Piezoelectric tuning forks employed as photodetectors for hydrogen sensing

A study on the H2 spectral properties and a comparison between two different piezoelectric resonators employed as infrared detectors for hydrogen sensing are reported. A quartz tuning fork (QTF) and a lithium niobate tuning fork (LiNTF) are implemented in the same light-induced thermoelastic spectroscopy experimental set-up, employing i) a laser diode to target the hydrogen absorption feature at 4712.90 cm-1, characterized by low interference from other contaminants; ii) a multi-pass cell with a 10.4 m pathlength, to enhance the interaction between light and H2 molecules. Both resonators demonstrate a linear response with respect to the hydrogen concentration and a minimum detection limit (MDL) of 0.50 % and of 1.50 % at 0.1 s of integration time with the QTF and the LiNTF, respectively.

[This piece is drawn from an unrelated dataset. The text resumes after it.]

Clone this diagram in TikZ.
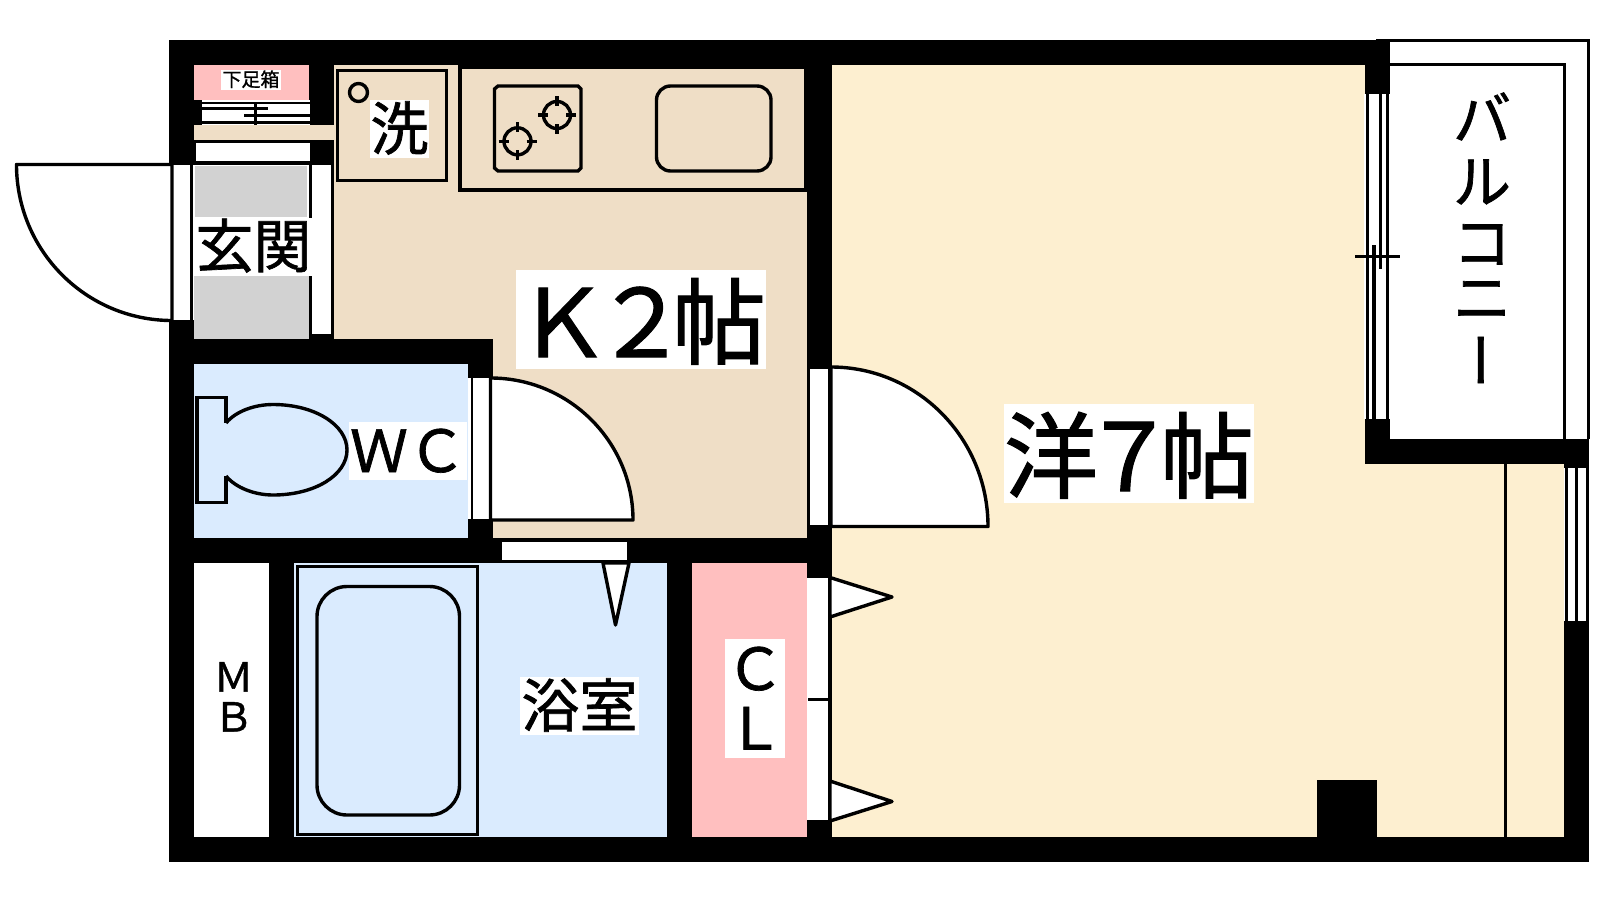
\documentclass[tikz,border=0pt]{standalone}
\usepackage{fontspec}
\setmainfont{Noto Sans CJK JP}[RawFeature={embolden=1.2}]
\definecolor{kit}{HTML}{EFDEC6}
\definecolor{room}{HTML}{FDEFD0}
\definecolor{wet}{HTML}{DAEBFE}
\definecolor{closet}{HTML}{FFBFBF}
\definecolor{entry}{HTML}{D2D2D2}
\newcommand{\fs}[1]{\fontsize{#1}{#1}\selectfont}
\tikzset{
  wall/.style={fill=black},
  leaf/.style={draw=black,line width=3.4pt,fill=white,line join=round},
  fix/.style={draw=black,line width=3.4pt},
  lab/.style={fill=white,inner sep=0pt,outer sep=0pt,align=center,text=black},
  s20/.style={lab,font=\fs{19},text height=17pt,text depth=3pt},
  s60/.style={lab,font=\fs{58},text height=50pt,text depth=8pt},
  s60plain/.style={inner sep=0pt,font=\fs{58},text height=50pt,text depth=8pt},
  s40/.style={inner sep=0pt,font=\fs{40},text height=34pt,text depth=6pt},
  s94/.style={lab,font=\fs{94},text height=87pt,text depth=12pt},
  bal/.style={inner sep=0pt,font=\fs{58},text height=50pt,text depth=8pt},
}
\begin{document}
\begin{tikzpicture}[x=1pt,y=-1pt]
\useasboundingbox (0,0) rectangle (1600,900);
\fill[white] (0,0) rectangle (1600,900);
% floors
\fill[kit] (334,65) rectangle (807,538);
\fill[room] (832,65) rectangle (1365,837);
\fill[room] (1365,464) rectangle (1564,837);
\fill[wet] (194,364) rectangle (468,538);
\fill[wet] (294,563) rectangle (667,837);
\fill[closet] (692,563) rectangle (807,837);
\fill[closet] (194,65) rectangle (309,100);
% entrance floor
\fill[entry] (195,166) rectangle (307,217);
\fill[entry] (194,276) rectangle (309,339);
% walls
\fill[wall] (169,40) rectangle (1390,65);
\fill[wall] (169,40) rectangle (194,165);
\fill[wall] (169,320) rectangle (194,862);
\fill[wall] (169,837) rectangle (1589,862);
\fill[wall] (194,100) rectangle (334,165);
\fill[wall] (309,65) rectangle (334,100);
\fill[wall] (169,339) rectangle (493,364);
\fill[wall] (309,334) rectangle (334,339);
\fill[wall] (468,364) rectangle (493,378);
\fill[wall] (468,519) rectangle (493,538);
\fill[wall] (169,538) rectangle (832,563);
\fill[wall] (269,563) rectangle (294,837);
\fill[wall] (667,563) rectangle (692,837);
\fill[wall] (807,40) rectangle (832,369);
\fill[wall] (807,524) rectangle (832,578);
\fill[wall] (807,820) rectangle (832,862);
\fill[wall] (1365,40) rectangle (1390,94);
\fill[wall] (1365,419) rectangle (1390,464);
\fill[wall] (1365,439) rectangle (1589,464);
\fill[wall] (1564,439) rectangle (1589,468);
\fill[wall] (1564,621) rectangle (1589,862);
\fill[wall] (1317,780) rectangle (1377,837);
% shoe cupboard and entrance step
\fill[white] (202,100) rectangle (310,125);
\fill[wall] (202,101.5) rectangle (310,103.5);
\fill[wall] (202,107) rectangle (268,110);
\fill[wall] (244,113.5) rectangle (310,116.5);
\fill[wall] (202,121) rectangle (310,124);
\fill[wall] (254,103) rectangle (257,125);
\fill[kit] (194,125) rectangle (334,139.5);
\fill[white] (196,143) rectangle (310,161);
% entrance door
\fill[white] (172,165) rectangle (191,320);
\fill[wall] (169,165) rectangle (172.5,320);
\fill[wall] (190,165) rectangle (193,320);
\path[leaf] (172,164.5) -- (16.5,164.5) .. controls (16.5,250.7) and (86.1,320.5) .. (172,320.5) -- cycle;
\fill[white] (312,165) rectangle (331,334);
\fill[wall] (309,165) rectangle (312,334);
\fill[wall] (331,165) rectangle (334,334);
% washing place
\draw[fix] (337.5,70.7) rectangle (446.5,180.7);
\draw[fix] (358.5,92.5) circle[radius=9];
% kitchen counter
\draw[fix] (460,67) rectangle (806,190);
\draw[fix] (498,86) -- (578,86) -- (581,89) -- (581,168) -- (578,171) -- (498,171) -- (494.5,168) -- (494.5,89) -- cycle;
\foreach \cx/\cy in {517.5/141.3,557/115}{
  \draw[fix] (\cx,\cy) circle[radius=13.5];
  \draw[fix] (\cx-19,\cy) -- (\cx-9,\cy);
  \draw[fix] (\cx+9,\cy) -- (\cx+19,\cy);
  \draw[fix] (\cx,\cy-19) -- (\cx,\cy-9);
  \draw[fix] (\cx,\cy+9) -- (\cx,\cy+19);
}
\draw[fix,rounded corners=14pt] (656.5,86) rectangle (771,171);
% WC door
\fill[white] (468,378) rectangle (491,519);
\fill[wall] (470.5,378) rectangle (473,519);
\fill[wall] (489.3,378) rectangle (492,519);
\path[leaf] (490.5,378) .. controls (568.9,378) and (633,441.6) .. (633,520) -- (490.5,520) -- cycle;
% toilet
\draw[fix,line join=miter] (226,423) -- (226,397.5) -- (197,397.5) -- (197,502.5) -- (226,502.5) -- (226,476);
\draw[fix] (226,423) .. controls (236,411) and (255,404.5) .. (273,404.5) .. controls (315,404.5) and (347,425) .. (347,450) .. controls (347,475) and (315,495) .. (273,495) .. controls (255,495) and (236,488) .. (226,476);
% bath door
\fill[white] (502,542) rectangle (627,560);
\path[leaf] (603,563) -- (615.5,625) -- (629,563) -- cycle;
% bath tub
\draw[fix] (297.5,566.5) rectangle (477.5,834.5);
\draw[fix,rounded corners=30pt] (317,586.5) rectangle (459.5,815);
% room door
\fill[white] (807,369) rectangle (828,525);
\fill[wall] (807,369) rectangle (810,525);
\fill[wall] (828,366) rectangle (831,525);
\path[leaf] (831,367) .. controls (917.7,367) and (988,438.4) .. (988,526.5) -- (831,526.5) -- cycle;
% closet doors
\fill[white] (807,578) rectangle (828,820);
\fill[wall] (828,578) rectangle (831.5,820);
\fill[wall] (808,698) rectangle (831,700.5);
\path[leaf] (830,577.5) -- (892,597) -- (830,617) -- cycle;
\path[leaf] (830,781) -- (892,801.5) -- (830,821) -- cycle;
% balcony
\draw[fix] (1376,40.5) -- (1588.5,40.5) -- (1588.5,439);
\draw[fix] (1390,64.5) -- (1564.5,64.5) -- (1564.5,439);
% balcony window
\fill[white] (1364,94) rectangle (1390,419);
\draw[fix] (1367.5,94) -- (1367.5,419);
\draw[fix] (1387.7,94) -- (1387.7,419);
\draw[fix] (1380.3,94) -- (1380.3,269);
\draw[fix] (1374,245) -- (1374,419);
\draw[fix] (1355,256.7) -- (1400,256.7);
% right window
\fill[white] (1564,468) rectangle (1589,621);
\draw[fix] (1566.5,468) -- (1566.5,621);
\draw[fix] (1576.5,468) -- (1576.5,621);
\draw[fix] (1587.5,468) -- (1587.5,621);
\draw[fix] (1505.5,464) -- (1505.5,837);
% labels
\node[s20,minimum width=60pt] (lshoe) at (251,79.5) {下足箱};
\node[s60,minimum width=59pt] (lwash) at (399.5,129) {洗};
\node[s60,minimum width=117pt] (lentry) at (253.5,246.5) {玄関};
\node[s60,minimum width=118pt] (lwc) at (408,451) {ＷＣ};
\node[s60,minimum width=119pt] (lbath) at (579.5,706) {浴室};
\fill[white] (725,639) rectangle (785,758);
\node[s60plain] (lc) at (755,669) {Ｃ};
\node[s60plain] (ll) at (755,728.5) {Ｌ};
\node[s40] (lm) at (233.5,677.5) {Ｍ};
\node[s40] (lb) at (233.5,717.5) {Ｂ};
\node[s94,minimum width=250pt] (lk) at (641,319.5) {Ｋ\kern-16pt２\kern-16pt帖};
\node[s94,minimum width=250pt] (ly) at (1129,453.5) {洋\kern-16pt７\kern-16pt帖};
\node[bal] (b1) at (1482,119) {バ};
\node[bal] (b2) at (1482,182) {ル};
\node[bal] (b3) at (1482,243) {コ};
\node[bal] (b4) at (1482,298) {ニ};
\node[bal,rotate=90] (b5) at (1482,360) {ー};
\end{tikzpicture}
\end{document}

The long-term stability analysis highlights a bias instability for the QTF, mainly addressed to the inhomogeneities at the edge of the active area. Conversely, the uniform surface of the LiNTF returns a highly stable detection, allowing an MDL as low as 0.1 % at 64 s of integration time. This first demonstration of a LiNTF as photodetector paves the way to the realization of fully integrated sensors based on lithium-niobate-on-insulator platforms.